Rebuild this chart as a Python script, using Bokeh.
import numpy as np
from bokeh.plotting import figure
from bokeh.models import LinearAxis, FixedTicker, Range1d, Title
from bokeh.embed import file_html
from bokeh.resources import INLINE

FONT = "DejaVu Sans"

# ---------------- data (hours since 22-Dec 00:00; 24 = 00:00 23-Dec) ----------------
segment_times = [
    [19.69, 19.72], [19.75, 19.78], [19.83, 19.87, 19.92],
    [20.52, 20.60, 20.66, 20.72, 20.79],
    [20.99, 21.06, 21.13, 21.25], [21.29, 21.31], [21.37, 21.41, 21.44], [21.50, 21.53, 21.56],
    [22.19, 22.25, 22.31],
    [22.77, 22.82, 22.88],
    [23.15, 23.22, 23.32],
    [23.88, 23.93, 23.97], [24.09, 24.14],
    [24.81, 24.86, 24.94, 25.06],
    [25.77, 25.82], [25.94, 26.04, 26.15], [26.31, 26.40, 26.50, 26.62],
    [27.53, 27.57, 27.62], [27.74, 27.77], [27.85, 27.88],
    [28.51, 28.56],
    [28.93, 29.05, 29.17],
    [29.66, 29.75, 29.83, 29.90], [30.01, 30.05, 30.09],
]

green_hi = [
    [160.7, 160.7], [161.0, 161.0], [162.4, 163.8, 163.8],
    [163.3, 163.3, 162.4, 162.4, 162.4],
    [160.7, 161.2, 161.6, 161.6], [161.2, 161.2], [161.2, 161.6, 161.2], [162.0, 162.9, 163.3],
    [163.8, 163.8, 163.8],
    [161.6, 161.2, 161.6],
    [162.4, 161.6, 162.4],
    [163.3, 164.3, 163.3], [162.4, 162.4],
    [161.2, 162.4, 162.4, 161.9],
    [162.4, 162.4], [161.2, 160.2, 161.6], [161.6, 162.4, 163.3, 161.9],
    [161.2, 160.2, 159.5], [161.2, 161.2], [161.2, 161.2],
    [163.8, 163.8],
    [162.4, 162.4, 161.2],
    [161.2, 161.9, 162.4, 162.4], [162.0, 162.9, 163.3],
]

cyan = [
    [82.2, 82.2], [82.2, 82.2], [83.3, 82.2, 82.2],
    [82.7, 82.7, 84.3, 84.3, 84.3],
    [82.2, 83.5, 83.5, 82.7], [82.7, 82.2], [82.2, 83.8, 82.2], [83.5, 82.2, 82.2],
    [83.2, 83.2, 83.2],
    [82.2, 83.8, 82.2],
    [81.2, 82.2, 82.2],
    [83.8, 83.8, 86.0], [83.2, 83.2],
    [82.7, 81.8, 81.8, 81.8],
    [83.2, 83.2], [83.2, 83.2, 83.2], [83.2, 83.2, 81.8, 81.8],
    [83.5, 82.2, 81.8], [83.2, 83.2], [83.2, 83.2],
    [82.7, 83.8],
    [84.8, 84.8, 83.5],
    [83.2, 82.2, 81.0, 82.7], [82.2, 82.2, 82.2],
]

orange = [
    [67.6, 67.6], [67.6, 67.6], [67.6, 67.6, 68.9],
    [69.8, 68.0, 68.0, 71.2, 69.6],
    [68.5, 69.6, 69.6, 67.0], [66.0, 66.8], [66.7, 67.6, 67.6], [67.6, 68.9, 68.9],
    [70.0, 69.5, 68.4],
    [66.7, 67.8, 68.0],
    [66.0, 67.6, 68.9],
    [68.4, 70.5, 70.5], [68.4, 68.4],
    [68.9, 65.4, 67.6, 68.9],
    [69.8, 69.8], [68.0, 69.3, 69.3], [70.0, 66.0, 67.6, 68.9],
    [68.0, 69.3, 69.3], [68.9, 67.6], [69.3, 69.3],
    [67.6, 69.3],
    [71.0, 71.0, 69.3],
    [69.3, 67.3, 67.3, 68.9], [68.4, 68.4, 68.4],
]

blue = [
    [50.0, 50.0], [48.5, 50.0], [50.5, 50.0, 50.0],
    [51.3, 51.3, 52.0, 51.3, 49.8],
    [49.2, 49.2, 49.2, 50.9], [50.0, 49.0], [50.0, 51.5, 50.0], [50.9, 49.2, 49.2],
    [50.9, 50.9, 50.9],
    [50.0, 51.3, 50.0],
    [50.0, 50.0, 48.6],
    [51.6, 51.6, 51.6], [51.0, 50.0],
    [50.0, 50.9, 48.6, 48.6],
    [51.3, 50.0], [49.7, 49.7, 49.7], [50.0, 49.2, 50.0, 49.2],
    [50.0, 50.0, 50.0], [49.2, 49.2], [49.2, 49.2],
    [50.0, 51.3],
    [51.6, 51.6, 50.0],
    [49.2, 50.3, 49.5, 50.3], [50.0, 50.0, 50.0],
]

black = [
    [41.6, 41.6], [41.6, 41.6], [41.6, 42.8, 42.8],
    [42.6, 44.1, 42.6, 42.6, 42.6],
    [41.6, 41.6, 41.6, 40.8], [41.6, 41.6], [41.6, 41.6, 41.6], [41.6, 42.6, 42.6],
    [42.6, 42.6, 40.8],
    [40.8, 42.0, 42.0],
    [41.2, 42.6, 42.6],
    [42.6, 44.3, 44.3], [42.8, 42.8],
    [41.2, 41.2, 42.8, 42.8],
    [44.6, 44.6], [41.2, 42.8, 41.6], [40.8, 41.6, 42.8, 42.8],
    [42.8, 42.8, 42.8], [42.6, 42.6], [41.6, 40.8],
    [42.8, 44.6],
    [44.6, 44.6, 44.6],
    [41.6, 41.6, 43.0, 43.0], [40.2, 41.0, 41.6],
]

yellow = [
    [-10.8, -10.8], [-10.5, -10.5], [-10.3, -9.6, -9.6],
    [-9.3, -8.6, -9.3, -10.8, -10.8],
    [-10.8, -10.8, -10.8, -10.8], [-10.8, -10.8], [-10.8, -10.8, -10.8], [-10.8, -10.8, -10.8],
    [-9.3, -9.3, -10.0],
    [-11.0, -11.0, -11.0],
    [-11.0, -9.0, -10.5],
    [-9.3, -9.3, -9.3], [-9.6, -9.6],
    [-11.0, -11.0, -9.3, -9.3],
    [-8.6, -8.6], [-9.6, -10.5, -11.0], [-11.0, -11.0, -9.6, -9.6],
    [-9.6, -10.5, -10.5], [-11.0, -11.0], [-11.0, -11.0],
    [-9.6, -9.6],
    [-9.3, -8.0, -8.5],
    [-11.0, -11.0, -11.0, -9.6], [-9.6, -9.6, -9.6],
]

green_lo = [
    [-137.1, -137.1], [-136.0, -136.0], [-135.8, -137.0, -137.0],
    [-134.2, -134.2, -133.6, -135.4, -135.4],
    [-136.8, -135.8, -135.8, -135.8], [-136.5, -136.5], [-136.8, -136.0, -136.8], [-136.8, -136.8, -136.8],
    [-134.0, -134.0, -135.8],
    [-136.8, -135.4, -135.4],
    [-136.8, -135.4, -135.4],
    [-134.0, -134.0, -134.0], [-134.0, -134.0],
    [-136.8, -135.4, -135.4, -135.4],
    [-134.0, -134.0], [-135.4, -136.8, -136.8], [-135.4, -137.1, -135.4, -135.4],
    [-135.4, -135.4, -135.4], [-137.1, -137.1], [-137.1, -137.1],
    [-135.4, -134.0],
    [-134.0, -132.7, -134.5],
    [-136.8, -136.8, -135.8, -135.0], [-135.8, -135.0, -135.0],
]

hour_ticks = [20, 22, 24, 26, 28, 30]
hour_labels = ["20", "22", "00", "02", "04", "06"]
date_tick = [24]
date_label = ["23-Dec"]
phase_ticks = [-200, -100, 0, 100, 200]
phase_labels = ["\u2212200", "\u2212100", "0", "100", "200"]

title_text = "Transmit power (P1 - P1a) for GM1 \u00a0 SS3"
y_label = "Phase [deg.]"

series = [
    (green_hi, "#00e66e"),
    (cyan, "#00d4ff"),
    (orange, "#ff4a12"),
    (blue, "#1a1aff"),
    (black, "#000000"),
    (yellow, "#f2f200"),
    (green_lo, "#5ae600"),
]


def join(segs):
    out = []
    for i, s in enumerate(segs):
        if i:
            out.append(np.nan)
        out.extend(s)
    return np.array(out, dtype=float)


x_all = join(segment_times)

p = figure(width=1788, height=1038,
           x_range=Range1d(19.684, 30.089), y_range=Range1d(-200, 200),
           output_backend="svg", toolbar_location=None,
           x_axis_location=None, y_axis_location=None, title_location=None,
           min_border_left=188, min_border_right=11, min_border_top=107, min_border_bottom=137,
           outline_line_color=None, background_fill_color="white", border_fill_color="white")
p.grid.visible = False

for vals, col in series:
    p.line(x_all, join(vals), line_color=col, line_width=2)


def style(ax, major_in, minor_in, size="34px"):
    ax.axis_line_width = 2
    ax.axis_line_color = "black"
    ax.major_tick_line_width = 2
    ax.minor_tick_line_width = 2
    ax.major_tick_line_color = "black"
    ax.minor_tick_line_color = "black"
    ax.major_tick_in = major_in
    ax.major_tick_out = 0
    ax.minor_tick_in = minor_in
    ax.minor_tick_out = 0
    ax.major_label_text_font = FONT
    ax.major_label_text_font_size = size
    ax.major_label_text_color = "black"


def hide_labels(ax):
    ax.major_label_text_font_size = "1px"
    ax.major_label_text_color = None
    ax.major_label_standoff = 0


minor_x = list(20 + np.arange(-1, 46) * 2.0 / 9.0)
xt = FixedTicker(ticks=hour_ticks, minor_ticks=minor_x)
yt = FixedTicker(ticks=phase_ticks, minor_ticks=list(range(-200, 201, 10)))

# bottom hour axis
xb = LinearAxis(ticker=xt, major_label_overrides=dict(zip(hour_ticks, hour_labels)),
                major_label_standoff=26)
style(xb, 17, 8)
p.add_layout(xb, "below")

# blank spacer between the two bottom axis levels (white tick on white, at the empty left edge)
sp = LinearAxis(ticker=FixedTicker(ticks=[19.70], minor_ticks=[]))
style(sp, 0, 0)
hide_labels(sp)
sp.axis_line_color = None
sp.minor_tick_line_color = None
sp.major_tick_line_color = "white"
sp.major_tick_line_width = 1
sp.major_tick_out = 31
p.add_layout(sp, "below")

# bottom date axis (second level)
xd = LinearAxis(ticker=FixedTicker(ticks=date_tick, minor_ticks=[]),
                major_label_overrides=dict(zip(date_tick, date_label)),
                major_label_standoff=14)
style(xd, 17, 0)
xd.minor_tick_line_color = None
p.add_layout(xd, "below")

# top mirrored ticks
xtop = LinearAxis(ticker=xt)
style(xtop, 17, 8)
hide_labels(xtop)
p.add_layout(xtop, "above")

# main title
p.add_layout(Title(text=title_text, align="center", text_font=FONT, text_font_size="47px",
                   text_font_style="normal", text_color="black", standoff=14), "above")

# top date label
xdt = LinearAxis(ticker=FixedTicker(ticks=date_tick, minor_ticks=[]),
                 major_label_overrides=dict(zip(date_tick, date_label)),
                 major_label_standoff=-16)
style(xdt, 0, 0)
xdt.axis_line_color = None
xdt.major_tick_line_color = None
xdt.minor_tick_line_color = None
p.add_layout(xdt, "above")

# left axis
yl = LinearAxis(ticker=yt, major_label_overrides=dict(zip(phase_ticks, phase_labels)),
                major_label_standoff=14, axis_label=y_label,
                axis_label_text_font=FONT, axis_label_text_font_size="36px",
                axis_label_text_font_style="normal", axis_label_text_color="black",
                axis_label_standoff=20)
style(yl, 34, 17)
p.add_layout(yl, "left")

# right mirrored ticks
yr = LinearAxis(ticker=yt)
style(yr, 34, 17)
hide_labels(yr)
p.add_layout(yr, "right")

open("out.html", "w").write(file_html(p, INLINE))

☆ ☆ ☆

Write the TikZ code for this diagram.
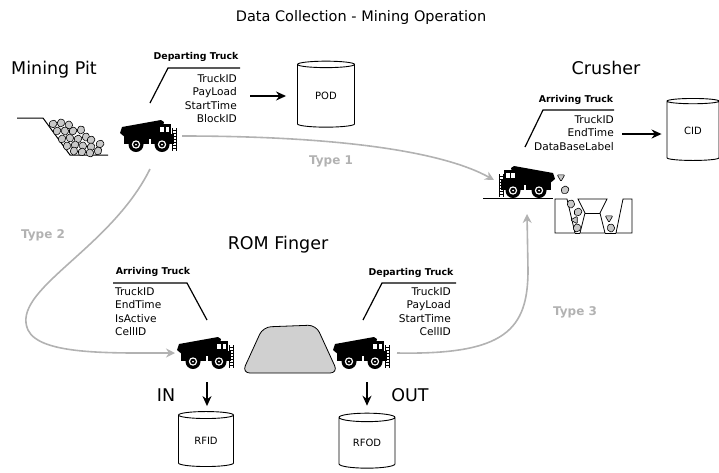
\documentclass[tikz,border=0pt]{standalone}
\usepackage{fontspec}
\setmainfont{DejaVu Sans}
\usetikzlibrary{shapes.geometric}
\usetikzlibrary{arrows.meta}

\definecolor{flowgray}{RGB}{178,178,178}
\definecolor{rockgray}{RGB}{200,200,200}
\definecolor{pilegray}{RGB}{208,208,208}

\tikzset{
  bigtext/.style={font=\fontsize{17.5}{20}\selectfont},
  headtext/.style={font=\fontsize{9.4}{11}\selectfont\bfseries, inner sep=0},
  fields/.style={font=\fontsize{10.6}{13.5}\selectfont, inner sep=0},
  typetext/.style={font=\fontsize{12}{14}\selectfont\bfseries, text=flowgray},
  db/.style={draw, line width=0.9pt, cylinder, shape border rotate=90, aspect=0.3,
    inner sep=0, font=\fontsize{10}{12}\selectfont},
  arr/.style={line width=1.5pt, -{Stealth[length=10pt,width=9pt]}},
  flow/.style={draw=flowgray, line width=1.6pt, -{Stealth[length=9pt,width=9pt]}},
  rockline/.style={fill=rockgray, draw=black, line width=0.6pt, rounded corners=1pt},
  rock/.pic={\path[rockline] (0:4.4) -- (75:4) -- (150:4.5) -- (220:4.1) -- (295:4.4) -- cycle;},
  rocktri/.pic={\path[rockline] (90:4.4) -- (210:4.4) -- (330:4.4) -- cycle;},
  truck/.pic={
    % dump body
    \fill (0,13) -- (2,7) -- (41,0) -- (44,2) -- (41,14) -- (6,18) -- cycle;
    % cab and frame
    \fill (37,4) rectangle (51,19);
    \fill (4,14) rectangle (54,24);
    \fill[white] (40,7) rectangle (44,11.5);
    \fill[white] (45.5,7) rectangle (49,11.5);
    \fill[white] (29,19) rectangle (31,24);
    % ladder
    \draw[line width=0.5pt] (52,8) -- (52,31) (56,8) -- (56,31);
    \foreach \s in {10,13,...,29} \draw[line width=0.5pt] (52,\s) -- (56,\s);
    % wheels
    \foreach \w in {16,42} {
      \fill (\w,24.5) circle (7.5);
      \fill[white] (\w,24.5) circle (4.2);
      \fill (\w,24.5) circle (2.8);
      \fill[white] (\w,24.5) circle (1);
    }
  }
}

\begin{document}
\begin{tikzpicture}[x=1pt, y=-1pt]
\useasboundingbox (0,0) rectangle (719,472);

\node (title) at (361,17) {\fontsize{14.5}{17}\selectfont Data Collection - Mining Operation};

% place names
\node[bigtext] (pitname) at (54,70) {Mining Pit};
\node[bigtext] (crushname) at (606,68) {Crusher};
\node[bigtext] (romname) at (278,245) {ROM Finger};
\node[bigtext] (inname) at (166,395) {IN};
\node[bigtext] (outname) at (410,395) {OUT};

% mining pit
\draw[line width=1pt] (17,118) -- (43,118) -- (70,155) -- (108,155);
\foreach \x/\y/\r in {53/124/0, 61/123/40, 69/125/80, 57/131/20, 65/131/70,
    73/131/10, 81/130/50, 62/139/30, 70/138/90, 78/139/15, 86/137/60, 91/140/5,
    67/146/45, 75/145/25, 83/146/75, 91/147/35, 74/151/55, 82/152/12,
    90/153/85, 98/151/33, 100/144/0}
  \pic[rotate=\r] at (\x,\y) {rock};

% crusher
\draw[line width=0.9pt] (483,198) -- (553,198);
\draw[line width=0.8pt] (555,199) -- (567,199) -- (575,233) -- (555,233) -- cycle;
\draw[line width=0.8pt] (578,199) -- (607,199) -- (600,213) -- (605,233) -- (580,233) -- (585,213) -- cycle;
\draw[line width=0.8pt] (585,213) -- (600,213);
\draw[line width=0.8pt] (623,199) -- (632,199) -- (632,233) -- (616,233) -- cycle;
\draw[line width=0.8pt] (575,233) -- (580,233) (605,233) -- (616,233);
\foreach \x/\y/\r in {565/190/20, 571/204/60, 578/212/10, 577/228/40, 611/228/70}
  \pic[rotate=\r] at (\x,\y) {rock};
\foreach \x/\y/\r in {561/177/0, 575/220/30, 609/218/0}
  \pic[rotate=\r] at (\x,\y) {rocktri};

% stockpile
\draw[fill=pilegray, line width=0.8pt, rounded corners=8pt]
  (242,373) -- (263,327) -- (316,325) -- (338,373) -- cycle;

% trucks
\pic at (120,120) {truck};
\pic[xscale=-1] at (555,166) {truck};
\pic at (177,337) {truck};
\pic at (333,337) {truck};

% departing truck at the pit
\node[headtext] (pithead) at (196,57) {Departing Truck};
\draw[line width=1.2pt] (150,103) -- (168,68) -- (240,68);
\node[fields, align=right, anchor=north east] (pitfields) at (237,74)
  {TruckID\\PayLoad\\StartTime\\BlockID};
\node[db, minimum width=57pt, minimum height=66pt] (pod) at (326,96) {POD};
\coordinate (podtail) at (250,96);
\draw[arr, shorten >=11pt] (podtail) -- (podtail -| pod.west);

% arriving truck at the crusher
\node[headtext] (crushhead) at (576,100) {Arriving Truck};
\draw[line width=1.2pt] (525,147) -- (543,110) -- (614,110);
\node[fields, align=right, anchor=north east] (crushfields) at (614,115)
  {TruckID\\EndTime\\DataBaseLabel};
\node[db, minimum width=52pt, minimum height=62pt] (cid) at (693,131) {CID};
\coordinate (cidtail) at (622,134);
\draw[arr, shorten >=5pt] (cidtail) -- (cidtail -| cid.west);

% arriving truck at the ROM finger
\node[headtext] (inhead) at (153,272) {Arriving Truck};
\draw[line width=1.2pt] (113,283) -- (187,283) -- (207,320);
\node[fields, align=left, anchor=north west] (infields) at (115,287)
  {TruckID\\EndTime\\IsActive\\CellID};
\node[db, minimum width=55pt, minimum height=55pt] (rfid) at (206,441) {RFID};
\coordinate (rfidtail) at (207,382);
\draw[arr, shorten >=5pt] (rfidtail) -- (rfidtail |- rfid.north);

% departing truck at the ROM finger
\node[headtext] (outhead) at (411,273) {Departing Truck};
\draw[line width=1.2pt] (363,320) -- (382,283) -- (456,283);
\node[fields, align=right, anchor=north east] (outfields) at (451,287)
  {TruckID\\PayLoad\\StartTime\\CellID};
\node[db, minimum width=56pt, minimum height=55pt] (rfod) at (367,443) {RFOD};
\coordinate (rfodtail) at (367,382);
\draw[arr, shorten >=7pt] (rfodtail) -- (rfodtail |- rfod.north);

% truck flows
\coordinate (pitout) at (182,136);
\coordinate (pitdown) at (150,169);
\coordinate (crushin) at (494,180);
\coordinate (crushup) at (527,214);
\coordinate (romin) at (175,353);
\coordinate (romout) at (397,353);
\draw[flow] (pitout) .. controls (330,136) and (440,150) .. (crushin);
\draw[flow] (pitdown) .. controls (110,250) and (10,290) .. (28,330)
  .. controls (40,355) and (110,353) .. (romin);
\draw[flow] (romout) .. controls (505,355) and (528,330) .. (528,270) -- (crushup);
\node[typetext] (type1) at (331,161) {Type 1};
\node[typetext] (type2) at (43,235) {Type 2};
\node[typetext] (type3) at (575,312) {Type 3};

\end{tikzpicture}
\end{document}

☆ ☆ ☆

* **What the task requires**: Copy each line above that contains the word "this".

* **Solved exercise**:
Rebuild this chart as a Python script, using Bokeh.
Write the TikZ code for this diagram.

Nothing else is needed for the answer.